If nonfiction is considered a genre of “truth,” how do these authors understand and approach the issue of paratext when their works are published? Paratext sets the authors at a disadvantage, placing the interpretation of their words one step further beyond their control. And in particular with nonfiction, I wonder if the danger of including some elements of paratext, particularly cover art. The truth and meaning of the text belongs, in disparate moments, to the author, and to each reader. Yet the design of any book cover inevitably influences the reader’s understanding—you see before you read.

Joan Didion, one of my favorite authors, is something of an icon in the writing world. At once, a widespread reverence for her talent as a prose writer has given way in recent years to a commercialization of her image and brand. Her crisp taste, her minimalist aesthetic, and ability to simultaneously reflect upon and dismiss the blundesr of her youth are the envy of many a twenty something woman today. The cover of The Everyman’s Library anthology of Joan Didion’s nonfiction, We Tell Ourselves Stories in Order to Live, is plastered with the now cliché image of a young Joan leaning out the window of a convertible, looking ill-amused, cigarette dangling loosely from her right hand. This image fails to encompass Didion’s language, narrows her persona, and freezes her in youth. It does not do justice to the full scope of her prose—the breadth and depth of each essay, the deftness of her syntax.

So I wonder whether, for the sake of a genre that is, by definition, grounded in the real, nonfiction books might do better without cover art. If book covers were blank, would people still read? Without titles and cover art?

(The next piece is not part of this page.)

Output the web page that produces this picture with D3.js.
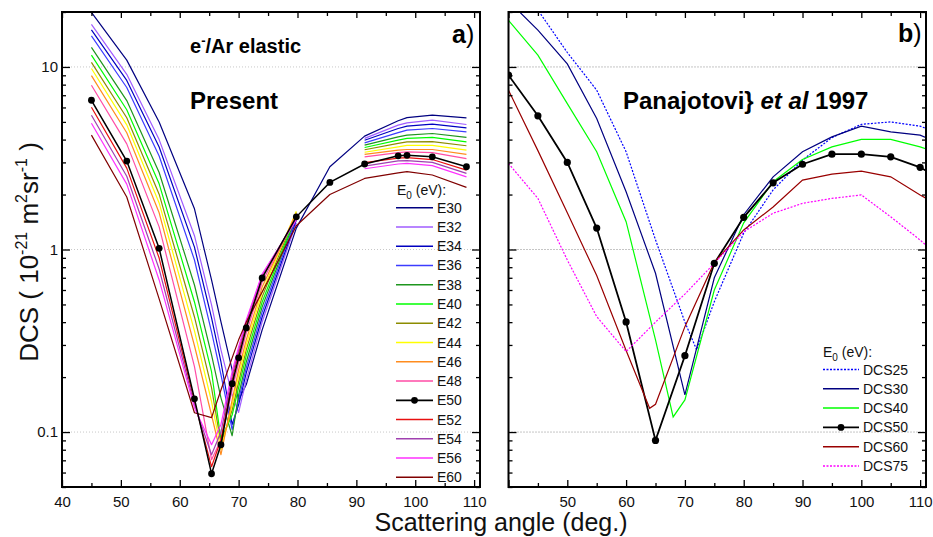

With only words? And yet our visually oversaturated society calls, always, for images. Sometimes, it seems, for pictures before language in a world where the written word is increasingly phasing out of fashion. We cannot realistically afford to eliminate the visual. The connection between images and text and the space between them is flush with meaning. Yet as readers of nonfiction, it seems we are obligated to attempt to access the author’s story in its purest from. We owe it to them not to fictionalize fact.  At root, then, does paratext cheapen nonfiction text?